The tweet your receive is ”we are looking for twitter members to try our brand new product at twitgiveaway,com”, mostly as a reply to one of your tweets.
There is no mistake in the URL: “twitgiveaway,com”. There is indeed a comma there instead of a dot. The reason for this is that the fraudsters are trying to obfuscate the URL so that they don’t get blocked or don’t get the domain they publish blocked.
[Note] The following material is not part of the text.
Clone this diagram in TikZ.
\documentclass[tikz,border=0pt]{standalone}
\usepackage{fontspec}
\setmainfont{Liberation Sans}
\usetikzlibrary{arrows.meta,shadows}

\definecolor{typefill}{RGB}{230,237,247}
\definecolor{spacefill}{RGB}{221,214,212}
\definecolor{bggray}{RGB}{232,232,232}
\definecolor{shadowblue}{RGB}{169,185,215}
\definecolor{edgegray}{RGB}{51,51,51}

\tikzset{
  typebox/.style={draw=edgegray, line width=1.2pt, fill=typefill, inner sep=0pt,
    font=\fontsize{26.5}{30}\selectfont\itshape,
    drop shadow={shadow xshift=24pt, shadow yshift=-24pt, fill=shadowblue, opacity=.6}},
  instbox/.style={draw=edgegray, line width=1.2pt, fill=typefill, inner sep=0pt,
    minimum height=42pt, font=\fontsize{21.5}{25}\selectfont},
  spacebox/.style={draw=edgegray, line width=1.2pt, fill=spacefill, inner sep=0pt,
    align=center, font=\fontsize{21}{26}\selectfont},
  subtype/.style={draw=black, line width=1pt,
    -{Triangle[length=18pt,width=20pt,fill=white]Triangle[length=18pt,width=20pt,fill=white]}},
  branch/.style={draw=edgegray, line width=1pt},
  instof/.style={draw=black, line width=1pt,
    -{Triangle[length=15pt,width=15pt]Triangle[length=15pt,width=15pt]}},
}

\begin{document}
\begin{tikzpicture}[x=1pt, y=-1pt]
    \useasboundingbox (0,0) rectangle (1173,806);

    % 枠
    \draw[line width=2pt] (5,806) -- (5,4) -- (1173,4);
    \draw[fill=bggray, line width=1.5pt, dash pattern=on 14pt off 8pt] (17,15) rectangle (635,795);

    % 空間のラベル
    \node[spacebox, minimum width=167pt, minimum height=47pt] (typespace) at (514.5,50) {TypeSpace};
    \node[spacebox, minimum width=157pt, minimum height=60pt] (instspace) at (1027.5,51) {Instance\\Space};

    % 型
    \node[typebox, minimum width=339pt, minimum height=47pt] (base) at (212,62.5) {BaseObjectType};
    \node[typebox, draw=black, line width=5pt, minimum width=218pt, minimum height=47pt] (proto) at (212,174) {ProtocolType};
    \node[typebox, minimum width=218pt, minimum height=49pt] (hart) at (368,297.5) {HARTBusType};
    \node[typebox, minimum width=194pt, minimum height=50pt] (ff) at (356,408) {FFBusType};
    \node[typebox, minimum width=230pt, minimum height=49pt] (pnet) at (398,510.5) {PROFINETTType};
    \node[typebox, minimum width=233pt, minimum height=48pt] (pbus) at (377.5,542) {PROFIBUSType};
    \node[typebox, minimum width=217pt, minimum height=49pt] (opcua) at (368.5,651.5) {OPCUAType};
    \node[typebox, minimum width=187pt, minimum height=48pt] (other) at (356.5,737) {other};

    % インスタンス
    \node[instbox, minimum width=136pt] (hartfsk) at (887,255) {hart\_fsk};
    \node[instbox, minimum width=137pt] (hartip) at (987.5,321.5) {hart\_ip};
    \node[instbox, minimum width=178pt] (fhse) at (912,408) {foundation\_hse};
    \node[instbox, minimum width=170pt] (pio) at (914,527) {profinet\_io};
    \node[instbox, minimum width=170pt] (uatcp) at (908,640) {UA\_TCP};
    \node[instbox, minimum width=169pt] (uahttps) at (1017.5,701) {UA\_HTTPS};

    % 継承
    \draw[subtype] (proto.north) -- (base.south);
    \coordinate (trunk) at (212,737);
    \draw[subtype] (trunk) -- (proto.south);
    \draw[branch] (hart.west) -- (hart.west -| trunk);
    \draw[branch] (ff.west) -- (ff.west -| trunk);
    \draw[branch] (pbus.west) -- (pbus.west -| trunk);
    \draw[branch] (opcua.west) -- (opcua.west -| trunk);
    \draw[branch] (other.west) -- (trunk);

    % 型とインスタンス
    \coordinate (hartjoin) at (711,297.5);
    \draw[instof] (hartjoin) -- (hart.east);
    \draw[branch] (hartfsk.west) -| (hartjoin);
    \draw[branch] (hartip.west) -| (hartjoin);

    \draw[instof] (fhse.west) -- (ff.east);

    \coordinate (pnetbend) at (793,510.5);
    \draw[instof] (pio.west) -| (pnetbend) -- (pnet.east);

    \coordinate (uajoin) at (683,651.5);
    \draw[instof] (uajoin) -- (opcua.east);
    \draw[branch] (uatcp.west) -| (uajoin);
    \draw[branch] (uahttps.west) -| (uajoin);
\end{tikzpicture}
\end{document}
And in this case, a simplistic filter would not detect a domain at all.
Clicking on the user’s profile we see the name “iPad Promo”.
Checking the tweets the account produced we see that all links are about the same topic.
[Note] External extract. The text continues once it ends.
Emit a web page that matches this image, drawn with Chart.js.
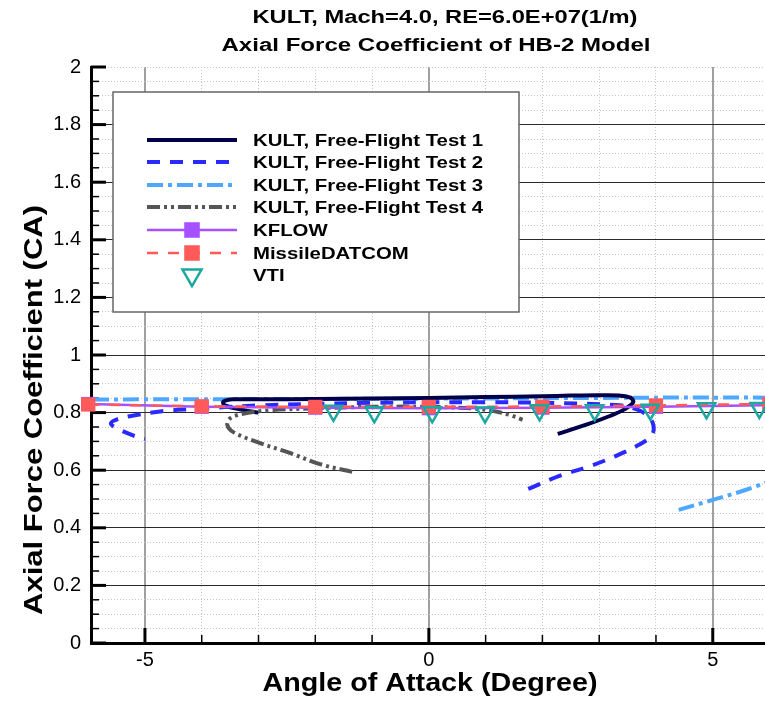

This account is trying to recruit as many visitors as possible to the website.
Observe that the posts contain various versions of that domain, which proves that the fraudsters are using various obfuscation methods.
Nothing unusual so far… Just another way of luring users to visit a website.
But, once on the website, the user has to take a survey with three simple questions:
- if he is a man or woman
- how many hours he spends on social media
- if he is accessing the site from work or from home
At the end of the survey you see what you could win: am iPhone 5 or an iPad 3.
In order to make the user click on the buttons, the authors of the scam are using a common social engineering technique and increase the urgency by adding the small amount of prizes still left (1 and 2 respectively).
The surprise comes after clicking on the links.
This scam ends after all this trouble as a classical like jacking scam.
However, due to the cross site scripting reference (do not mistakenly consider it a cross site request forgery CSRF), there is a potential that the script changes its behavior and can do pretty much anything the attacker want.
In the end, there are only a few things to be done:
- report the Twitter user as a spammer
- delete the posts done on your behalf if you continued to take the survey
- unlike the app that offer the survey
- get out of your mind that you will win an iPad or an iPhone. Never forget that nothing is really free in the Internet.